Copy the lines below as they are; omit the images they contain.

::: Data segment :::

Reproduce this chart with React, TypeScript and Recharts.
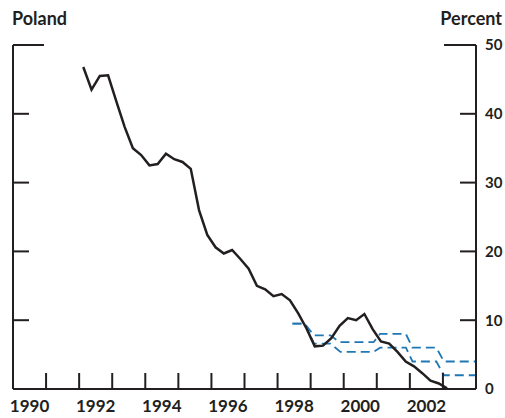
import { Line, LineChart, XAxis, YAxis } from 'recharts';

const INK = '#231f20';
const TARGET = '#1f77b4';
const FONT = 'Lato, "Open Sans", sans-serif';

// 12-month CPI inflation, quarterly (mid-quarter), percent
const cpiTime = [
  1992.125, 1992.375, 1992.625, 1992.875,
  1993.125, 1993.375, 1993.625, 1993.875,
  1994.125, 1994.375, 1994.625, 1994.875,
  1995.125, 1995.375, 1995.625, 1995.875,
  1996.125, 1996.375, 1996.625, 1996.875,
  1997.125, 1997.375, 1997.625, 1997.875,
  1998.125, 1998.375, 1998.625, 1998.875,
  1999.125, 1999.375, 1999.625, 1999.875,
  2000.125, 2000.375, 2000.625, 2000.875,
  2001.125, 2001.375, 2001.625, 2001.875,
  2002.125, 2002.375, 2002.625, 2002.875,
  2003.125,
];
const cpiValue = [
  46.8, 43.5, 45.5, 45.6,
  41.8, 38.1, 35.0, 34.0,
  32.5, 32.7, 34.2, 33.4,
  33.0, 32.0, 26.0, 22.4,
  20.6, 19.7, 20.2, 18.9,
  17.5, 15.0, 14.5, 13.5,
  13.8, 12.9, 11.0, 8.8,
  6.2, 6.3, 7.4, 9.2,
  10.3, 10.0, 10.9, 8.7,
  6.9, 6.6, 5.4, 4.0,
  3.3, 2.3, 1.2, 0.8,
  0.1,
];

// inflation target band, upper and lower bound
const upperTime = [1998.45, 1998.82, 1999.1, 1999.6, 1999.87, 2000.9, 2001.1, 2001.88, 2002.08, 2002.8, 2003.03, 2004];
const upperValue = [9.5, 9.5, 7.8, 7.8, 6.8, 6.8, 8.0, 8.0, 6.0, 6.0, 4.0, 4.0];
const lowerTime = [1998.45, 1998.82, 1999.1, 1999.6, 1999.9, 2000.9, 2001.1, 2001.88, 2002.08, 2002.8, 2003.03, 2004];
const lowerValue = [9.5, 9.5, 6.6, 6.6, 5.4, 5.4, 6.0, 6.0, 4.0, 4.0, 2.0, 2.0];

const yearMarks = [1991, 1992, 1993, 1994, 1995, 1996, 1997, 1998, 1999, 2000, 2001, 2002, 2003];
const yearLabels = [1990, 1992, 1994, 1996, 1998, 2000, 2002];
const percentTicks = [0, 10, 20, 30, 40, 50];

const cpi = cpiTime.map((t, i) => ({ t, v: cpiValue[i] }));
const upper = upperTime.map((t, i) => ({ t, v: upperValue[i] }));
const lower = lowerTime.map((t, i) => ({ t, v: lowerValue[i] }));
// labels sit in the middle of the year, marks on the year boundary
const xTicks = [...yearMarks, ...yearLabels.map((y) => y + 0.5)].sort((a, b) => a - b);

function XTick({ x, y, payload }: any) {
  const v = payload.value;
  if (Number.isInteger(v)) {
    return <line x1={x} x2={x} y1={y} y2={y - 16} stroke={INK} strokeWidth={2} />;
  }
  return (
    <text x={x} y={y + 23} textAnchor="middle" fill={INK} fontFamily={FONT} fontWeight={700} fontSize={17}>
      {Math.floor(v)}
    </text>
  );
}

function LeftTick({ x, y, payload }: any) {
  const len = payload.value === 50 ? 31 : 16;
  return <line x1={x} x2={x + len} y1={y} y2={y} stroke={INK} strokeWidth={2} />;
}

function RightTick({ x, y, payload }: any) {
  const len = payload.value === 50 ? 32 : 16;
  return (
    <g>
      <line x1={x - len} x2={x} y1={y} y2={y} stroke={INK} strokeWidth={2} />
      <text x={x + 9} y={y} dy="0.36em" fill={INK} fontFamily={FONT} fontWeight={700} fontSize={15}>
        {payload.value}
      </text>
    </g>
  );
}

const axisLine = { stroke: INK, strokeWidth: 2 };

export default function App() {
  return (
    <div style={{ position: 'absolute', left: 0, top: 0, width: 505, height: 418, background: '#fff' }}>
      <div style={{ position: 'absolute', left: 12, top: 9, fontFamily: FONT, fontWeight: 700, fontSize: 18, lineHeight: 1, color: INK }}>
        Poland
      </div>
      <div style={{ position: 'absolute', right: 3, top: 9, fontFamily: FONT, fontWeight: 700, fontSize: 18, lineHeight: 1, color: INK }}>
        Percent
      </div>
      <LineChart width={505} height={418} margin={{ top: 45, right: 28, bottom: 28, left: 12 }}>
        <XAxis
          dataKey="t"
          type="number"
          domain={[1990, 2004]}
          ticks={xTicks}
          interval={0}
          allowDataOverflow
          height={1}
          tickSize={0}
          tickMargin={0}
          tickLine={false}
          axisLine={axisLine}
          tick={<XTick />}
        />
        <YAxis
          yAxisId="left"
          orientation="left"
          domain={[0, 50]}
          ticks={percentTicks}
          interval={0}
          width={1}
          tickSize={0}
          tickMargin={0}
          tickLine={false}
          axisLine={axisLine}
          tick={<LeftTick />}
        />
        <YAxis
          yAxisId="right"
          orientation="right"
          domain={[0, 50]}
          ticks={percentTicks}
          interval={0}
          width={1}
          tickSize={0}
          tickMargin={0}
          tickLine={false}
          axisLine={axisLine}
          tick={<RightTick />}
        />
        <Line yAxisId="left" data={upper} dataKey="v" type="linear" stroke={TARGET} strokeWidth={1.8} strokeDasharray="9 5" dot={false} isAnimationActive={false} />
        <Line yAxisId="right" data={lower} dataKey="v" type="linear" stroke={TARGET} strokeWidth={1.8} strokeDasharray="9 5" dot={false} isAnimationActive={false} />
        <Line yAxisId="left" data={cpi} dataKey="v" type="linear" stroke={INK} strokeWidth={2.5} dot={false} isAnimationActive={false} />
      </LineChart>
    </div>
  );
}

:::

■ Written solution:
Reproduce this chart with React, TypeScript and Recharts.
import { Line, LineChart, XAxis, YAxis } from 'recharts';

const INK = '#231f20';
const TARGET = '#1f77b4';
const FONT = 'Lato, "Open Sans", sans-serif';

// 12-month CPI inflation, quarterly (mid-quarter), percent
const cpiTime = [
  1992.125, 1992.375, 1992.625, 1992.875,
  1993.125, 1993.375, 1993.625, 1993.875,
  1994.125, 1994.375, 1994.625, 1994.875,
  1995.125, 1995.375, 1995.625, 1995.875,
  1996.125, 1996.375, 1996.625, 1996.875,
  1997.125, 1997.375, 1997.625, 1997.875,
  1998.125, 1998.375, 1998.625, 1998.875,
  1999.125, 1999.375, 1999.625, 1999.875,
  2000.125, 2000.375, 2000.625, 2000.875,
  2001.125, 2001.375, 2001.625, 2001.875,
  2002.125, 2002.375, 2002.625, 2002.875,
  2003.125,
];
const cpiValue = [
  46.8, 43.5, 45.5, 45.6,
  41.8, 38.1, 35.0, 34.0,
  32.5, 32.7, 34.2, 33.4,
  33.0, 32.0, 26.0, 22.4,
  20.6, 19.7, 20.2, 18.9,
  17.5, 15.0, 14.5, 13.5,
  13.8, 12.9, 11.0, 8.8,
  6.2, 6.3, 7.4, 9.2,
  10.3, 10.0, 10.9, 8.7,
  6.9, 6.6, 5.4, 4.0,
  3.3, 2.3, 1.2, 0.8,
  0.1,
];

// inflation target band, upper and lower bound
const upperTime = [1998.45, 1998.82, 1999.1, 1999.6, 1999.87, 2000.9, 2001.1, 2001.88, 2002.08, 2002.8, 2003.03, 2004];
const upperValue = [9.5, 9.5, 7.8, 7.8, 6.8, 6.8, 8.0, 8.0, 6.0, 6.0, 4.0, 4.0];
const lowerTime = [1998.45, 1998.82, 1999.1, 1999.6, 1999.9, 2000.9, 2001.1, 2001.88, 2002.08, 2002.8, 2003.03, 2004];
const lowerValue = [9.5, 9.5, 6.6, 6.6, 5.4, 5.4, 6.0, 6.0, 4.0, 4.0, 2.0, 2.0];

const yearMarks = [1991, 1992, 1993, 1994, 1995, 1996, 1997, 1998, 1999, 2000, 2001, 2002, 2003];
const yearLabels = [1990, 1992, 1994, 1996, 1998, 2000, 2002];
const percentTicks = [0, 10, 20, 30, 40, 50];

const cpi = cpiTime.map((t, i) => ({ t, v: cpiValue[i] }));
const upper = upperTime.map((t, i) => ({ t, v: upperValue[i] }));
const lower = lowerTime.map((t, i) => ({ t, v: lowerValue[i] }));
// labels sit in the middle of the year, marks on the year boundary
const xTicks = [...yearMarks, ...yearLabels.map((y) => y + 0.5)].sort((a, b) => a - b);

function XTick({ x, y, payload }: any) {
  const v = payload.value;
  if (Number.isInteger(v)) {
    return <line x1={x} x2={x} y1={y} y2={y - 16} stroke={INK} strokeWidth={2} />;
  }
  return (
    <text x={x} y={y + 23} textAnchor="middle" fill={INK} fontFamily={FONT} fontWeight={700} fontSize={17}>
      {Math.floor(v)}
    </text>
  );
}

function LeftTick({ x, y, payload }: any) {
  const len = payload.value === 50 ? 31 : 16;
  return <line x1={x} x2={x + len} y1={y} y2={y} stroke={INK} strokeWidth={2} />;
}

function RightTick({ x, y, payload }: any) {
  const len = payload.value === 50 ? 32 : 16;
  return (
    <g>
      <line x1={x - len} x2={x} y1={y} y2={y} stroke={INK} strokeWidth={2} />
      <text x={x + 9} y={y} dy="0.36em" fill={INK} fontFamily={FONT} fontWeight={700} fontSize={15}>
        {payload.value}
      </text>
    </g>
  );
}

const axisLine = { stroke: INK, strokeWidth: 2 };

export default function App() {
  return (
    <div style={{ position: 'absolute', left: 0, top: 0, width: 505, height: 418, background: '#fff' }}>
      <div style={{ position: 'absolute', left: 12, top: 9, fontFamily: FONT, fontWeight: 700, fontSize: 18, lineHeight: 1, color: INK }}>
        Poland
      </div>
      <div style={{ position: 'absolute', right: 3, top: 9, fontFamily: FONT, fontWeight: 700, fontSize: 18, lineHeight: 1, color: INK }}>
        Percent
      </div>
      <LineChart width={505} height={418} margin={{ top: 45, right: 28, bottom: 28, left: 12 }}>
        <XAxis
          dataKey="t"
          type="number"
          domain={[1990, 2004]}
          ticks={xTicks}
          interval={0}
          allowDataOverflow
          height={1}
          tickSize={0}
          tickMargin={0}
          tickLine={false}
          axisLine={axisLine}
          tick={<XTick />}
        />
        <YAxis
          yAxisId="left"
          orientation="left"
          domain={[0, 50]}
          ticks={percentTicks}
          interval={0}
          width={1}
          tickSize={0}
          tickMargin={0}
          tickLine={false}
          axisLine={axisLine}
          tick={<LeftTick />}
        />
        <YAxis
          yAxisId="right"
          orientation="right"
          domain={[0, 50]}
          ticks={percentTicks}
          interval={0}
          width={1}
          tickSize={0}
          tickMargin={0}
          tickLine={false}
          axisLine={axisLine}
          tick={<RightTick />}
        />
        <Line yAxisId="left" data={upper} dataKey="v" type="linear" stroke={TARGET} strokeWidth={1.8} strokeDasharray="9 5" dot={false} isAnimationActive={false} />
        <Line yAxisId="right" data={lower} dataKey="v" type="linear" stroke={TARGET} strokeWidth={1.8} strokeDasharray="9 5" dot={false} isAnimationActive={false} />
        <Line yAxisId="left" data={cpi} dataKey="v" type="linear" stroke={INK} strokeWidth={2.5} dot={false} isAnimationActive={false} />
      </LineChart>
    </div>
  );
}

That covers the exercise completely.